Seek out every line containing the word "size", and copy each.

_ _ _ _

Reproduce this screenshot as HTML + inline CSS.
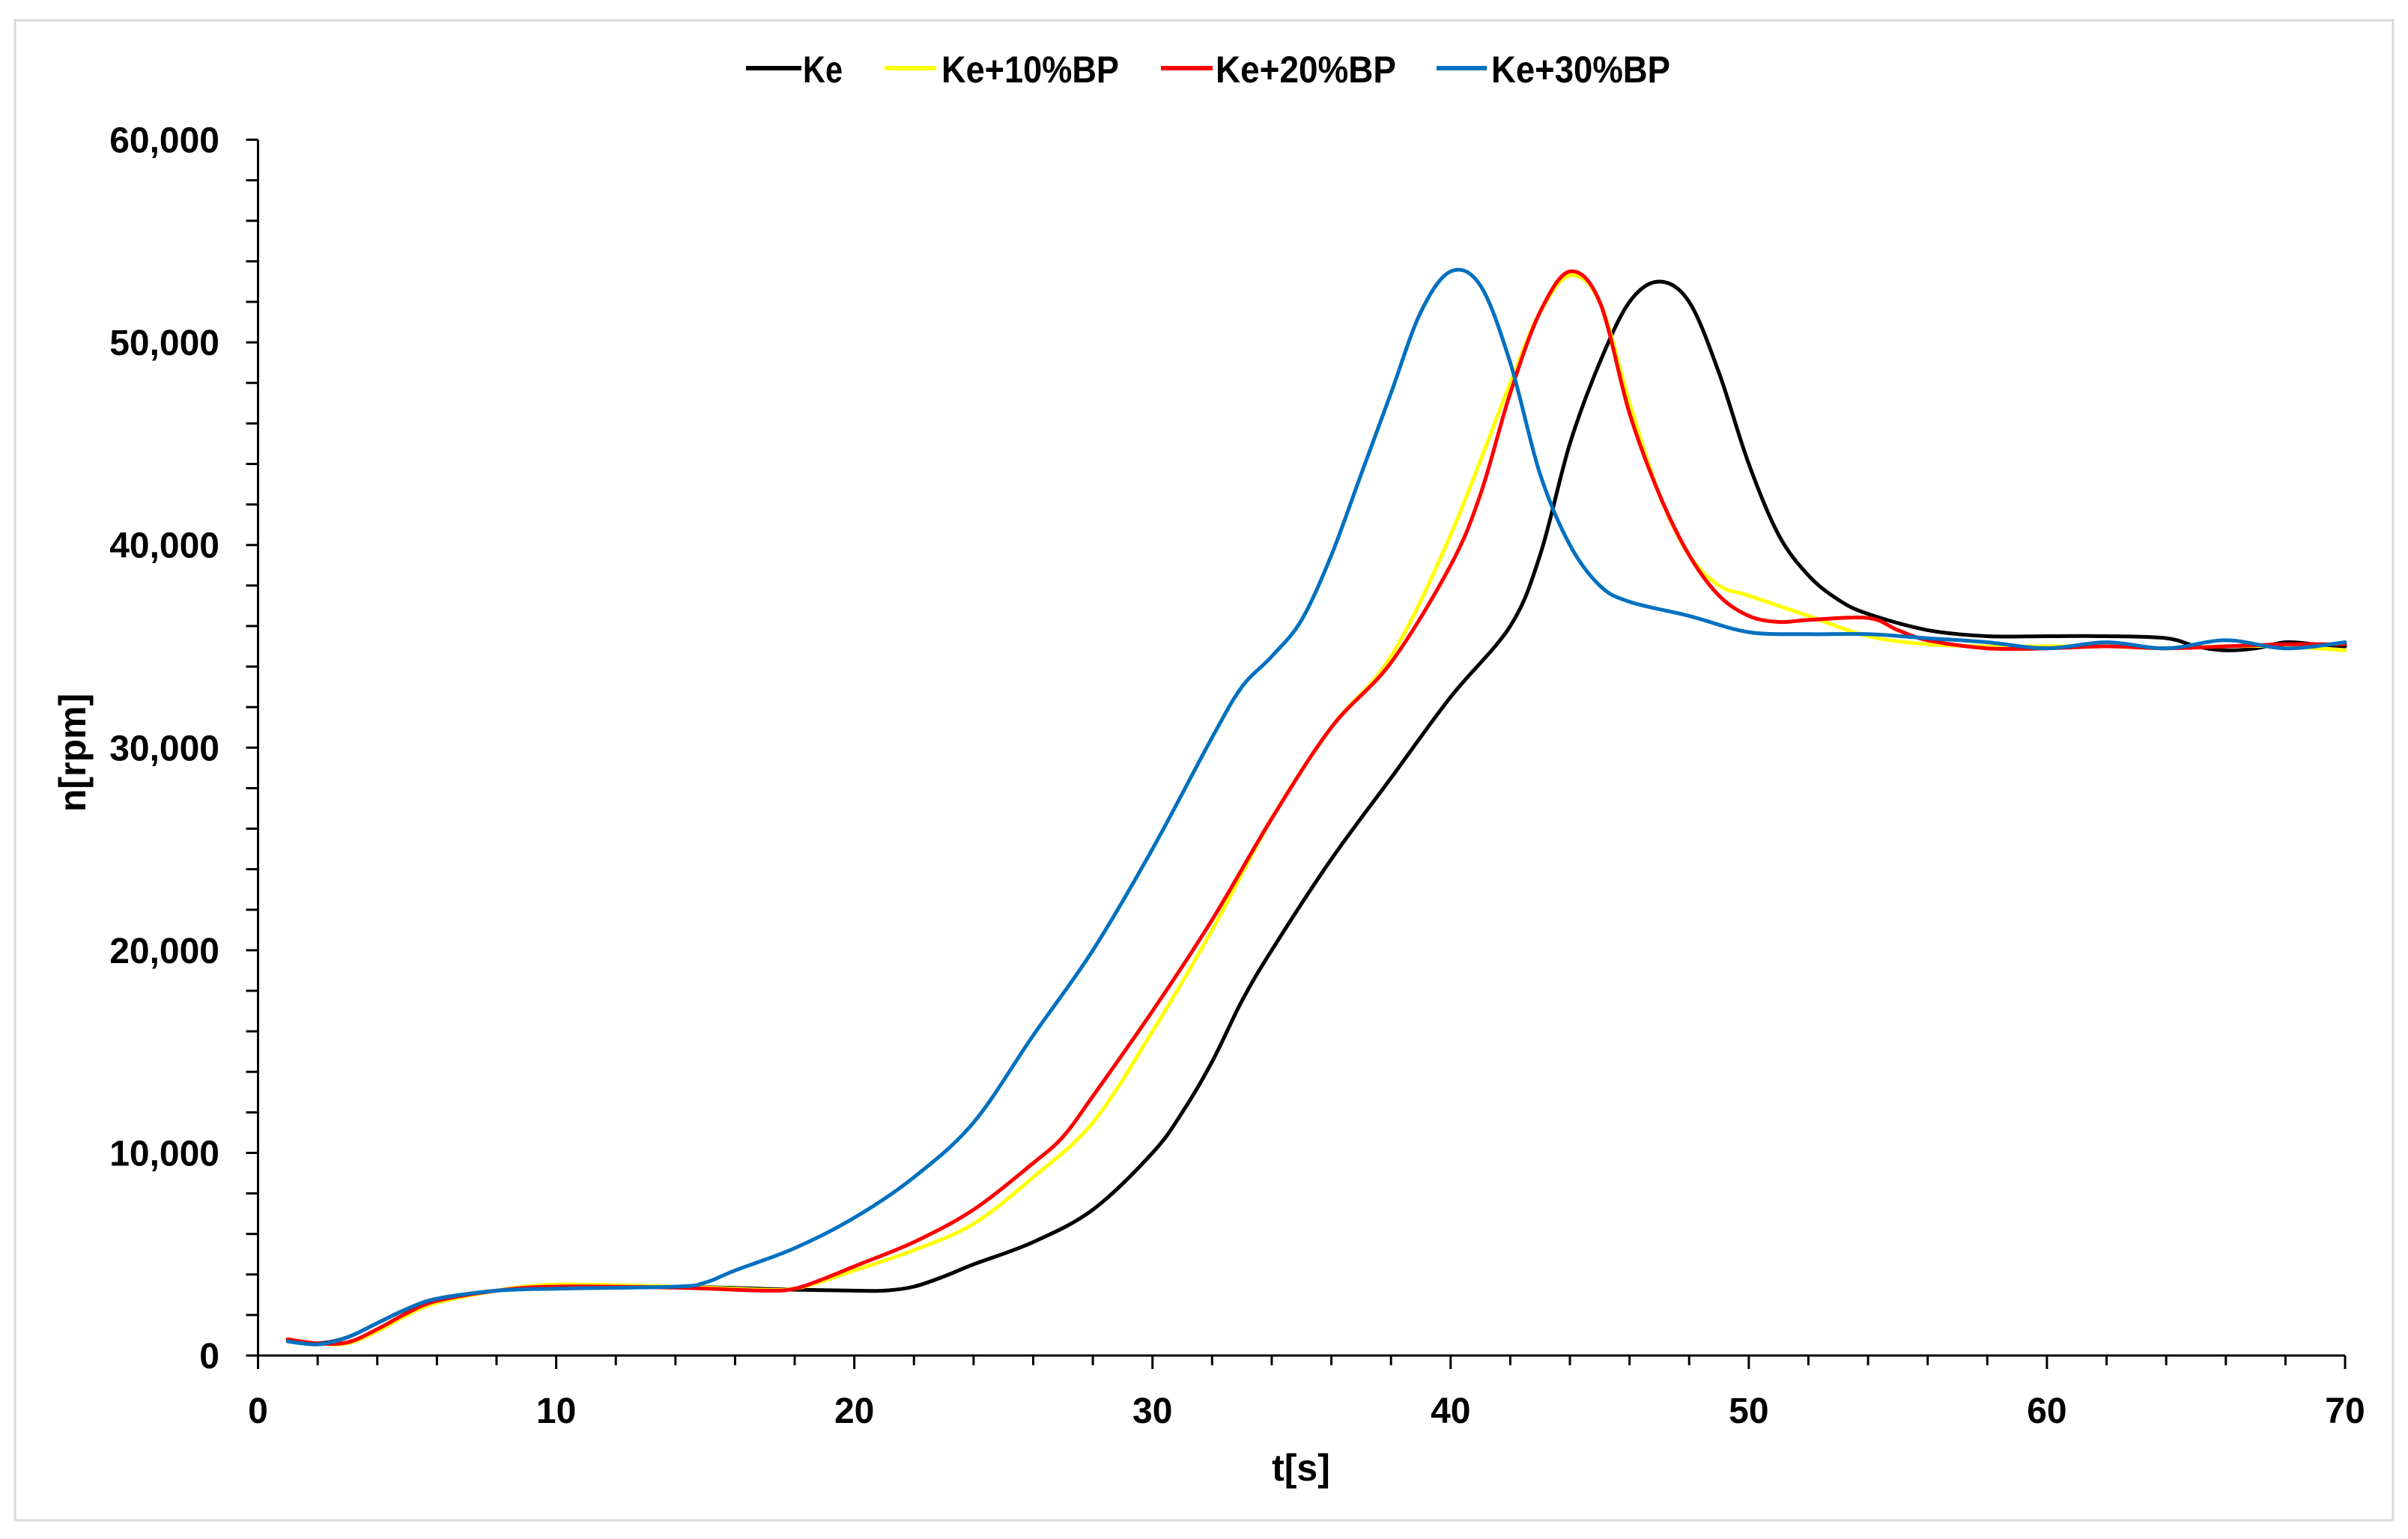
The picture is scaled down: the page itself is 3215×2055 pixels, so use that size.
<!DOCTYPE html>
<html><head><meta charset="utf-8">
<style>
html,body{margin:0;padding:0;background:#fff;}
svg{display:block;font-family:"Liberation Sans",sans-serif;font-weight:bold;}
</style></head>
<body>
<svg id="chart" width="3215" height="2055" viewBox="0 0 3215 2055" xmlns="http://www.w3.org/2000/svg">
<rect x="20" y="27" width="3175" height="2003" fill="#fff" stroke="#d9d9d9" stroke-width="3"/>
<g id="legend">
 <g><line x1="996" y1="91" x2="1070" y2="91" stroke="#000" stroke-width="6"/><text x="1072" y="110" font-size="50" textLength="53" lengthAdjust="spacingAndGlyphs">Ke</text></g>
 <g><line x1="1181" y1="91" x2="1250" y2="91" stroke="#ffff00" stroke-width="6"/><text x="1257" y="110" font-size="50" textLength="237" lengthAdjust="spacingAndGlyphs">Ke+10%BP</text></g>
 <g><line x1="1550" y1="91" x2="1619" y2="91" stroke="#ff0000" stroke-width="6"/><text x="1623" y="110" font-size="50" textLength="241" lengthAdjust="spacingAndGlyphs">Ke+20%BP</text></g>
 <g><line x1="1918" y1="91" x2="1985" y2="91" stroke="#0070c0" stroke-width="6"/><text x="1991" y="110" font-size="50" textLength="239" lengthAdjust="spacingAndGlyphs">Ke+30%BP</text></g>
</g>
<g id="axes"></g>
<g id="series"></g>
<text x="1737" y="1977" font-size="50" text-anchor="middle">t[s]</text>
<text transform="translate(114,1005) rotate(-90)" font-size="50" text-anchor="middle">n[rpm]</text>
</svg>
<script>
const yTicks = [0,10000,20000,30000,40000,50000,60000];
const xTicks = [0,10,20,30,40,50,60,70];
const seriesNames = ["Ke","Ke+10%BP","Ke+20%BP","Ke+30%BP"];
const seriesColors = ["#000000","#ffff00","#ff0000","#0070c0"];
const keT = [1,2,3,4,5,6,8,10,14,18,20,21,22,23,24,26,28,30,31,32,33,34,36,38,40,42,43,44,45,46,47,48,49,50,51,52,53,54,56,58,60,62,64,65,66,67,68,69,70];
const keN = [800,600,900,1600,2300,2800,3200,3400,3400,3250,3200,3200,3400,3900,4500,5600,7200,10000,12000,14500,17500,20000,24500,28500,32500,36000,39500,45000,49000,52000,53000,52000,48500,44000,40500,38500,37300,36600,35800,35500,35500,35500,35400,35000,34800,34900,35200,35100,35000];
const bp10T = [1,2,3,4,5,6,8,10,14,17,18,19,20,22,24,26,28,30,32,34,36,38,40,42,43,44,45,46,47,48,49,50,52,54,56,58,60,62,64,66,68,70];
const bp10N = [800,600,600,1200,2000,2600,3200,3500,3400,3250,3300,3700,4200,5200,6500,8800,11500,16000,21000,26500,31000,34500,40500,48000,51500,53300,52000,47000,42500,39500,38000,37500,36500,35500,35100,35000,35000,35000,34900,35000,35000,34800];
const bp20T = [1,2,3,4,5,6,8,10,14,17,18,19,20,22,24,26,27,28,30,32,34,36,38,40,41,42,43,44,45,46,47,48,49,50,51,52,54,55,56,58,60,62,64,66,68,70];
const bp20N = [800,600,650,1300,2100,2700,3200,3400,3350,3200,3300,3800,4400,5600,7200,9500,10800,12800,17000,21500,26500,31000,34200,39000,42500,47500,51500,53500,52000,46500,42500,39500,37500,36500,36200,36300,36400,35800,35300,34900,34900,35000,34900,35000,35100,35100];
const bp30T = [1,2,3,4,5,6,8,10,14,15,16,18,20,22,24,26,28,30,32,33,34,35,36,37,38,39,40,41,42,43,44,45,46,48,50,52,54,56,58,60,62,64,66,68,70];
const bp30N = [700,550,900,1600,2300,2800,3200,3300,3400,3600,4200,5300,6800,8800,11500,15800,20000,25000,30500,33000,34500,36300,39500,43500,47500,51500,53500,52800,49000,43500,40000,38000,37200,36500,35700,35600,35600,35400,35200,34900,35200,34900,35300,34900,35200];

const X0=344.5, X1=3131, Y0=1810, Y1=186.6;
const xs = t => X0 + (t/70)*(X1-X0);
const ys = n => Y0 - (n/60000)*(Y0-Y1);
const NS="http://www.w3.org/2000/svg";
const axes=document.getElementById('axes');
function mk(tag,attrs,parent){const e=document.createElementNS(NS,tag);for(const k in attrs)e.setAttribute(k,attrs[k]);parent.appendChild(e);return e;}
let e=mk('line',{x1:X0,y1:Y1,x2:X0,y2:Y0,stroke:'#000','stroke-width':3},axes);


e=mk('line',{x1:X0-16,y1:Y0,x2:X1,y2:Y0,stroke:'#000','stroke-width':3},axes);


for(let v=0;v<=60000;v+=2000){
  e=mk('line',{x1:X0-16,y1:ys(v),x2:X0,y2:ys(v),stroke:'#000','stroke-width':3},axes);
  
  
}
for(let t=0;t<=70;t+=2){
  e=mk('line',{x1:xs(t),y1:Y0,x2:xs(t),y2:Y0+(t%10===0?18:13),stroke:'#000','stroke-width':3},axes);
  
  
}
yTicks.forEach(v=>{
  e=mk('text',{x:293,y:ys(v)+17,'font-size':48,'text-anchor':'end'},axes);
  e.textContent=v.toLocaleString('en-US');
  
  
});
xTicks.forEach(v=>{
  e=mk('text',{x:xs(v),y:1900,'font-size':48,'text-anchor':'middle'},axes);
  e.textContent=String(v);
  
  
});
function pathFor(T,N){
  const p=T.map((t,i)=>[xs(t),ys(N[i])]);
  let d='M'+p[0][0].toFixed(1)+','+p[0][1].toFixed(1);
  for(let i=0;i<p.length-1;i++){
    const a=p[Math.max(0,i-1)],b=p[i],c=p[i+1],f=p[Math.min(p.length-1,i+2)];
    const c1=[b[0]+(c[0]-a[0])/6,b[1]+(c[1]-a[1])/6];
    const c2=[c[0]-(f[0]-b[0])/6,c[1]-(f[1]-b[1])/6];
    d+=' C'+c1[0].toFixed(1)+','+c1[1].toFixed(1)+' '+c2[0].toFixed(1)+','+c2[1].toFixed(1)+' '+c[0].toFixed(1)+','+c[1].toFixed(1);
  }
  return d;
}
const sg=document.getElementById('series');
const allT=[keT,bp10T,bp20T,bp30T], allN=[keN,bp10N,bp20N,bp30N];
const sNames=['series-ke','series-ke-10bp','series-ke-20bp','series-ke-30bp'];
for(let i=0;i<4;i++){
  e=mk('path',{d:pathFor(allT[i],allN[i]),fill:'none',stroke:seriesColors[i],'stroke-width':5,'stroke-linejoin':'round','stroke-linecap':'round'},sg);
  
  
}
</script>
</body></html>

_ _ _ _

* Completed exercise:
The picture is scaled down: the page itself is 3215×2055 pixels, so use that size.
 <g><line x1="996" y1="91" x2="1070" y2="91" stroke="#000" stroke-width="6"/><text x="1072" y="110" font-size="50" textLength="53" lengthAdjust="spacingAndGlyphs">Ke</text></g>
 <g><line x1="1181" y1="91" x2="1250" y2="91" stroke="#ffff00" stroke-width="6"/><text x="1257" y="110" font-size="50" textLength="237" lengthAdjust="spacingAndGlyphs">Ke+10%BP</text></g>
 <g><line x1="1550" y1="91" x2="1619" y2="91" stroke="#ff0000" stroke-width="6"/><text x="1623" y="110" font-size="50" textLength="241" lengthAdjust="spacingAndGlyphs">Ke+20%BP</text></g>
 <g><line x1="1918" y1="91" x2="1985" y2="91" stroke="#0070c0" stroke-width="6"/><text x="1991" y="110" font-size="50" textLength="239" lengthAdjust="spacingAndGlyphs">Ke+30%BP</text></g>
<text x="1737" y="1977" font-size="50" text-anchor="middle">t[s]</text>
<text transform="translate(114,1005) rotate(-90)" font-size="50" text-anchor="middle">n[rpm]</text>
  e=mk('text',{x:293,y:ys(v)+17,'font-size':48,'text-anchor':'end'},axes);
  e=mk('text',{x:xs(v),y:1900,'font-size':48,'text-anchor':'middle'},axes);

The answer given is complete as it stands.